• **Set task**
Copy everything in the listing below word for word, apart from any images.

•••••

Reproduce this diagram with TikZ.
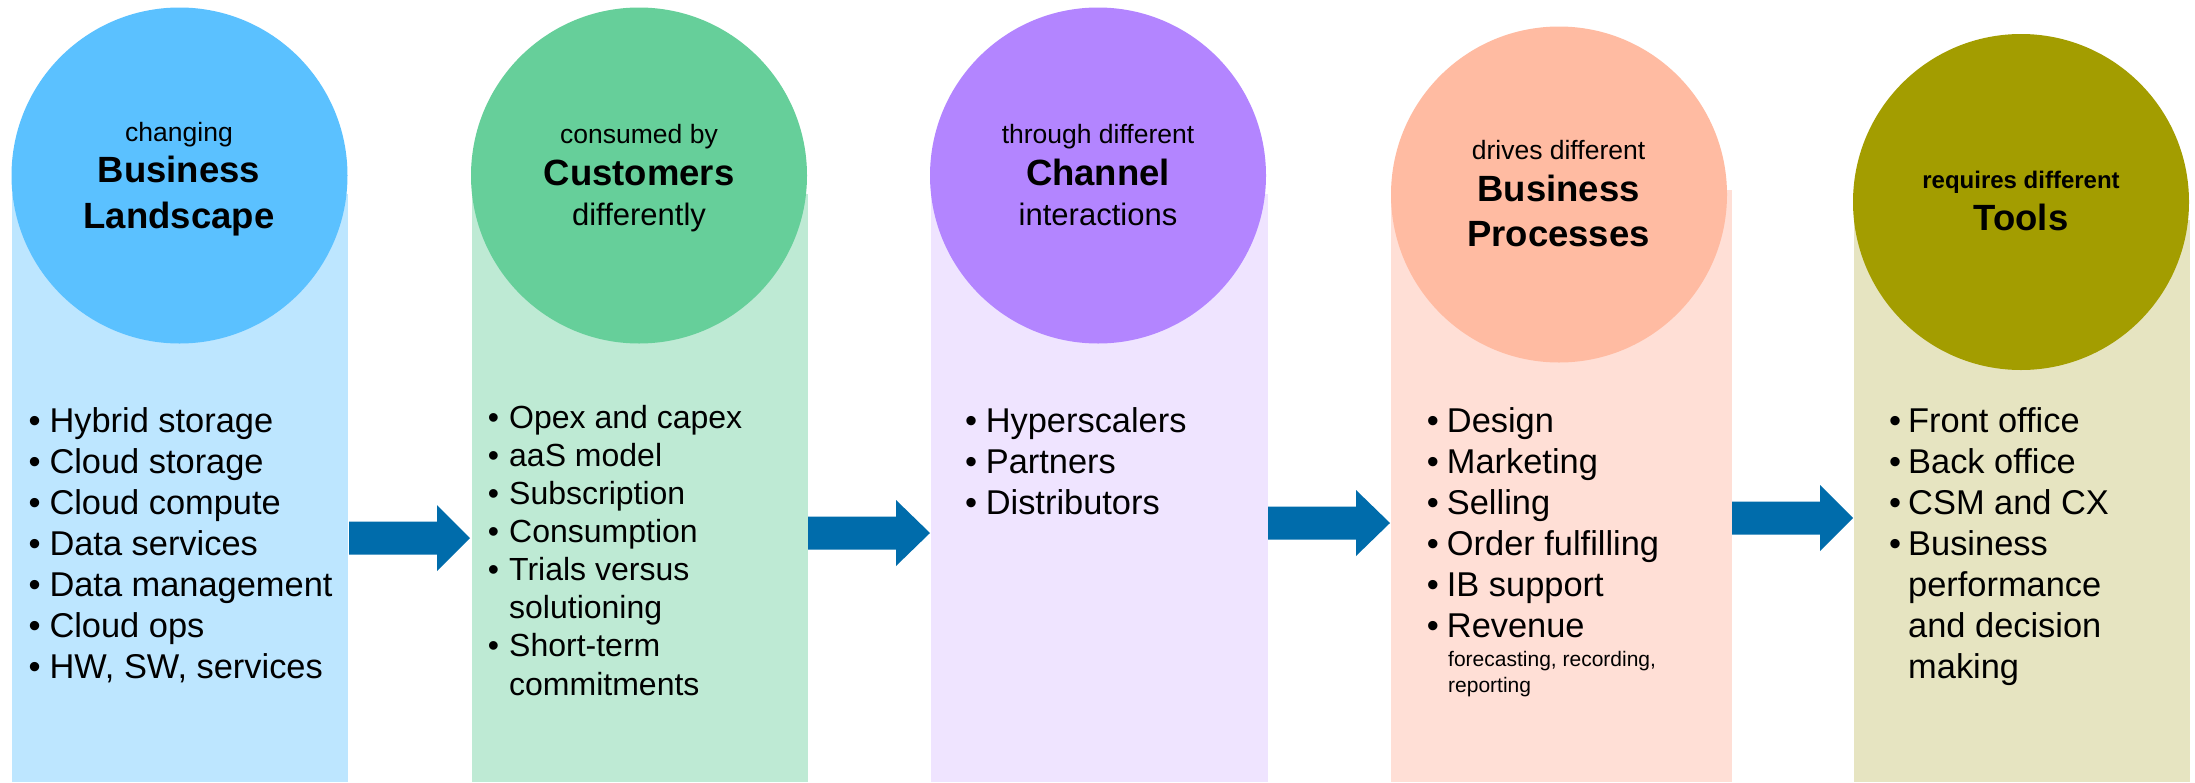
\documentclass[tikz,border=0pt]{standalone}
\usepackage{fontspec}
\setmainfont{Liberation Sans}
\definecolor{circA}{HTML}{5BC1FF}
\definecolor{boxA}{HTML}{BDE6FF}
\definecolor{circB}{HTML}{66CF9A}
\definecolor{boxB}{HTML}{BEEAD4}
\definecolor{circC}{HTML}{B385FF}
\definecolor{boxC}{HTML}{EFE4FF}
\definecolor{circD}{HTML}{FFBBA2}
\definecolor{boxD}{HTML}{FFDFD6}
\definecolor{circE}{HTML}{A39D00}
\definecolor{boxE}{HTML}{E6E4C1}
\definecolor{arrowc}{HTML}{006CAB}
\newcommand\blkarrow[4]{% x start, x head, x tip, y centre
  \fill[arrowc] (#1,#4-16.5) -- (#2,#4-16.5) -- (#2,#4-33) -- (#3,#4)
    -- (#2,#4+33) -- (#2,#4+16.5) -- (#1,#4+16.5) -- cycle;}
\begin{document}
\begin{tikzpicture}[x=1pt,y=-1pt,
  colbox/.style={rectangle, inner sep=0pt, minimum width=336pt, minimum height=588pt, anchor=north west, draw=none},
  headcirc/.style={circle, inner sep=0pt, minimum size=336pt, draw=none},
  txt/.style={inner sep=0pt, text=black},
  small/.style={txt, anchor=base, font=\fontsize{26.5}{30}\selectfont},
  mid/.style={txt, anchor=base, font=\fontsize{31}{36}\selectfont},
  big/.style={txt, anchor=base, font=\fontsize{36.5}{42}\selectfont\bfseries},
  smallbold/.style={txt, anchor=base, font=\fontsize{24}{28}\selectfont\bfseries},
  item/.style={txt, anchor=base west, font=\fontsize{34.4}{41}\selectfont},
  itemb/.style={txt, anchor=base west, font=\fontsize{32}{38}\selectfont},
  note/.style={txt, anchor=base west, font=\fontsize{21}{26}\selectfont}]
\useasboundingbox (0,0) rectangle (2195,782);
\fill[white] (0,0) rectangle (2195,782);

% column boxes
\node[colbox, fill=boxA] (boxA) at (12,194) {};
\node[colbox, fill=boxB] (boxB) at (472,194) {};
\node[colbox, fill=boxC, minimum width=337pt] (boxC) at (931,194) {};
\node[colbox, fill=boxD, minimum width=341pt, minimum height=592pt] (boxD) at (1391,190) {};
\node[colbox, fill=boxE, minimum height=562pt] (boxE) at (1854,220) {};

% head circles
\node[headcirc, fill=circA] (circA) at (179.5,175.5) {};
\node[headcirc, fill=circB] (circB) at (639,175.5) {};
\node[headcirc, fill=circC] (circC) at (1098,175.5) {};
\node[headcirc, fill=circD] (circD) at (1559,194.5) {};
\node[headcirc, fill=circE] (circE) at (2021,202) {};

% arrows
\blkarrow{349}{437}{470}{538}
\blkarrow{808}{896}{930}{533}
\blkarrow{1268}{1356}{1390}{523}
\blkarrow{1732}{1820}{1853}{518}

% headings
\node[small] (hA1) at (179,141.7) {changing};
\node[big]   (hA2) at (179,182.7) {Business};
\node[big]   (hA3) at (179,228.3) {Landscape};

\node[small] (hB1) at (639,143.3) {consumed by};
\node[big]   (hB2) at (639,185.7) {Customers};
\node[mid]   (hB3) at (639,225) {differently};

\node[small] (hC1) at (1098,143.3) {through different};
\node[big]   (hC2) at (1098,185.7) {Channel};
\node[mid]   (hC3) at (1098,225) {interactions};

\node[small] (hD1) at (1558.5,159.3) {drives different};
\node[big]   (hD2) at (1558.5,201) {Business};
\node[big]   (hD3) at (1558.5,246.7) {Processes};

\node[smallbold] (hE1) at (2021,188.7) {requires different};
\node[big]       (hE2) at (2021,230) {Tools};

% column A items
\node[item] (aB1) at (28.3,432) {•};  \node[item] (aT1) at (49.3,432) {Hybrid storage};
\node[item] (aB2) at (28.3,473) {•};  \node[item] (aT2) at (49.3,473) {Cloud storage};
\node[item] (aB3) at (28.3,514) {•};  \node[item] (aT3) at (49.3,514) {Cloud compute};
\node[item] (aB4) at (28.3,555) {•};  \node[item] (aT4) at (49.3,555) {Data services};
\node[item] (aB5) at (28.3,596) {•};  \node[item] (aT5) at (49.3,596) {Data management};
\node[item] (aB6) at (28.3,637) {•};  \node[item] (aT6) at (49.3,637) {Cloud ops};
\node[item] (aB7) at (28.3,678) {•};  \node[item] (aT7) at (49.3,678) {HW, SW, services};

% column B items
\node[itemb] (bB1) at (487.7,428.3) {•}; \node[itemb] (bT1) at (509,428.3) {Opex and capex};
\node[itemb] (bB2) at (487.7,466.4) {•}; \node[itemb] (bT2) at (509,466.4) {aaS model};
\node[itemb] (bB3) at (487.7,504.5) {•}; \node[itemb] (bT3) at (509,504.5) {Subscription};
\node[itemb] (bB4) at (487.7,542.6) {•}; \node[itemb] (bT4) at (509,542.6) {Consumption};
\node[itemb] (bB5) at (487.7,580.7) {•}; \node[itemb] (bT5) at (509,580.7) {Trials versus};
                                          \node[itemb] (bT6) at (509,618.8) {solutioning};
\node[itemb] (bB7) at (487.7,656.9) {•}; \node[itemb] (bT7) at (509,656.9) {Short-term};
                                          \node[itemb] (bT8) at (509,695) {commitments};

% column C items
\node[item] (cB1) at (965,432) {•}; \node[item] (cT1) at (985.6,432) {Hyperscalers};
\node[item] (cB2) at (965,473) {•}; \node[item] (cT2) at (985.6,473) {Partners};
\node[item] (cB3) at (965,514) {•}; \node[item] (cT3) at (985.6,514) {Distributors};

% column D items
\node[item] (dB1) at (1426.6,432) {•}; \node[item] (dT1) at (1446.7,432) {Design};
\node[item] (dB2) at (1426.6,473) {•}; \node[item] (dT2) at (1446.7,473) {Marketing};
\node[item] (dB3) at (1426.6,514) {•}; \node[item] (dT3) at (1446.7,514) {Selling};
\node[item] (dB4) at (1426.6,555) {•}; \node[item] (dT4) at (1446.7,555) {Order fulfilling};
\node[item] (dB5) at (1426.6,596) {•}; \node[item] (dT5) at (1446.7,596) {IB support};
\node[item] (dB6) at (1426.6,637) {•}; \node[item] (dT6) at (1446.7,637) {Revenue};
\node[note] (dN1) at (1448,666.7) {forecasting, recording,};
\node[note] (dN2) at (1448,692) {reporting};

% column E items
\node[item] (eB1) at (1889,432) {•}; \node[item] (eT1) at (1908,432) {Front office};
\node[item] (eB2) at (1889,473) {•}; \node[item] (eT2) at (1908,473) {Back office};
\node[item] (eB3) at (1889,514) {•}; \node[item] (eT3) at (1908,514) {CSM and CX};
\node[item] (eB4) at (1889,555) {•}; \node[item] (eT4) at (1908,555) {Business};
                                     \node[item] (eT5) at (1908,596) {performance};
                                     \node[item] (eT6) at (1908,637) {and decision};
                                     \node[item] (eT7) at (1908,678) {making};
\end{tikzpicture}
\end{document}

•••••

• **Solution for this exercise**
Reproduce this diagram with TikZ.
\documentclass[tikz,border=0pt]{standalone}
\usepackage{fontspec}
\setmainfont{Liberation Sans}
\definecolor{circA}{HTML}{5BC1FF}
\definecolor{boxA}{HTML}{BDE6FF}
\definecolor{circB}{HTML}{66CF9A}
\definecolor{boxB}{HTML}{BEEAD4}
\definecolor{circC}{HTML}{B385FF}
\definecolor{boxC}{HTML}{EFE4FF}
\definecolor{circD}{HTML}{FFBBA2}
\definecolor{boxD}{HTML}{FFDFD6}
\definecolor{circE}{HTML}{A39D00}
\definecolor{boxE}{HTML}{E6E4C1}
\definecolor{arrowc}{HTML}{006CAB}
\newcommand\blkarrow[4]{% x start, x head, x tip, y centre
  \fill[arrowc] (#1,#4-16.5) -- (#2,#4-16.5) -- (#2,#4-33) -- (#3,#4)
    -- (#2,#4+33) -- (#2,#4+16.5) -- (#1,#4+16.5) -- cycle;}
\begin{document}
\begin{tikzpicture}[x=1pt,y=-1pt,
  colbox/.style={rectangle, inner sep=0pt, minimum width=336pt, minimum height=588pt, anchor=north west, draw=none},
  headcirc/.style={circle, inner sep=0pt, minimum size=336pt, draw=none},
  txt/.style={inner sep=0pt, text=black},
  small/.style={txt, anchor=base, font=\fontsize{26.5}{30}\selectfont},
  mid/.style={txt, anchor=base, font=\fontsize{31}{36}\selectfont},
  big/.style={txt, anchor=base, font=\fontsize{36.5}{42}\selectfont\bfseries},
  smallbold/.style={txt, anchor=base, font=\fontsize{24}{28}\selectfont\bfseries},
  item/.style={txt, anchor=base west, font=\fontsize{34.4}{41}\selectfont},
  itemb/.style={txt, anchor=base west, font=\fontsize{32}{38}\selectfont},
  note/.style={txt, anchor=base west, font=\fontsize{21}{26}\selectfont}]
\useasboundingbox (0,0) rectangle (2195,782);
\fill[white] (0,0) rectangle (2195,782);

% column boxes
\node[colbox, fill=boxA] (boxA) at (12,194) {};
\node[colbox, fill=boxB] (boxB) at (472,194) {};
\node[colbox, fill=boxC, minimum width=337pt] (boxC) at (931,194) {};
\node[colbox, fill=boxD, minimum width=341pt, minimum height=592pt] (boxD) at (1391,190) {};
\node[colbox, fill=boxE, minimum height=562pt] (boxE) at (1854,220) {};

% head circles
\node[headcirc, fill=circA] (circA) at (179.5,175.5) {};
\node[headcirc, fill=circB] (circB) at (639,175.5) {};
\node[headcirc, fill=circC] (circC) at (1098,175.5) {};
\node[headcirc, fill=circD] (circD) at (1559,194.5) {};
\node[headcirc, fill=circE] (circE) at (2021,202) {};

% arrows
\blkarrow{349}{437}{470}{538}
\blkarrow{808}{896}{930}{533}
\blkarrow{1268}{1356}{1390}{523}
\blkarrow{1732}{1820}{1853}{518}

% headings
\node[small] (hA1) at (179,141.7) {changing};
\node[big]   (hA2) at (179,182.7) {Business};
\node[big]   (hA3) at (179,228.3) {Landscape};

\node[small] (hB1) at (639,143.3) {consumed by};
\node[big]   (hB2) at (639,185.7) {Customers};
\node[mid]   (hB3) at (639,225) {differently};

\node[small] (hC1) at (1098,143.3) {through different};
\node[big]   (hC2) at (1098,185.7) {Channel};
\node[mid]   (hC3) at (1098,225) {interactions};

\node[small] (hD1) at (1558.5,159.3) {drives different};
\node[big]   (hD2) at (1558.5,201) {Business};
\node[big]   (hD3) at (1558.5,246.7) {Processes};

\node[smallbold] (hE1) at (2021,188.7) {requires different};
\node[big]       (hE2) at (2021,230) {Tools};

% column A items
\node[item] (aB1) at (28.3,432) {•};  \node[item] (aT1) at (49.3,432) {Hybrid storage};
\node[item] (aB2) at (28.3,473) {•};  \node[item] (aT2) at (49.3,473) {Cloud storage};
\node[item] (aB3) at (28.3,514) {•};  \node[item] (aT3) at (49.3,514) {Cloud compute};
\node[item] (aB4) at (28.3,555) {•};  \node[item] (aT4) at (49.3,555) {Data services};
\node[item] (aB5) at (28.3,596) {•};  \node[item] (aT5) at (49.3,596) {Data management};
\node[item] (aB6) at (28.3,637) {•};  \node[item] (aT6) at (49.3,637) {Cloud ops};
\node[item] (aB7) at (28.3,678) {•};  \node[item] (aT7) at (49.3,678) {HW, SW, services};

% column B items
\node[itemb] (bB1) at (487.7,428.3) {•}; \node[itemb] (bT1) at (509,428.3) {Opex and capex};
\node[itemb] (bB2) at (487.7,466.4) {•}; \node[itemb] (bT2) at (509,466.4) {aaS model};
\node[itemb] (bB3) at (487.7,504.5) {•}; \node[itemb] (bT3) at (509,504.5) {Subscription};
\node[itemb] (bB4) at (487.7,542.6) {•}; \node[itemb] (bT4) at (509,542.6) {Consumption};
\node[itemb] (bB5) at (487.7,580.7) {•}; \node[itemb] (bT5) at (509,580.7) {Trials versus};
                                          \node[itemb] (bT6) at (509,618.8) {solutioning};
\node[itemb] (bB7) at (487.7,656.9) {•}; \node[itemb] (bT7) at (509,656.9) {Short-term};
                                          \node[itemb] (bT8) at (509,695) {commitments};

% column C items
\node[item] (cB1) at (965,432) {•}; \node[item] (cT1) at (985.6,432) {Hyperscalers};
\node[item] (cB2) at (965,473) {•}; \node[item] (cT2) at (985.6,473) {Partners};
\node[item] (cB3) at (965,514) {•}; \node[item] (cT3) at (985.6,514) {Distributors};

% column D items
\node[item] (dB1) at (1426.6,432) {•}; \node[item] (dT1) at (1446.7,432) {Design};
\node[item] (dB2) at (1426.6,473) {•}; \node[item] (dT2) at (1446.7,473) {Marketing};
\node[item] (dB3) at (1426.6,514) {•}; \node[item] (dT3) at (1446.7,514) {Selling};
\node[item] (dB4) at (1426.6,555) {•}; \node[item] (dT4) at (1446.7,555) {Order fulfilling};
\node[item] (dB5) at (1426.6,596) {•}; \node[item] (dT5) at (1446.7,596) {IB support};
\node[item] (dB6) at (1426.6,637) {•}; \node[item] (dT6) at (1446.7,637) {Revenue};
\node[note] (dN1) at (1448,666.7) {forecasting, recording,};
\node[note] (dN2) at (1448,692) {reporting};

% column E items
\node[item] (eB1) at (1889,432) {•}; \node[item] (eT1) at (1908,432) {Front office};
\node[item] (eB2) at (1889,473) {•}; \node[item] (eT2) at (1908,473) {Back office};
\node[item] (eB3) at (1889,514) {•}; \node[item] (eT3) at (1908,514) {CSM and CX};
\node[item] (eB4) at (1889,555) {•}; \node[item] (eT4) at (1908,555) {Business};
                                     \node[item] (eT5) at (1908,596) {performance};
                                     \node[item] (eT6) at (1908,637) {and decision};
                                     \node[item] (eT7) at (1908,678) {making};
\end{tikzpicture}
\end{document}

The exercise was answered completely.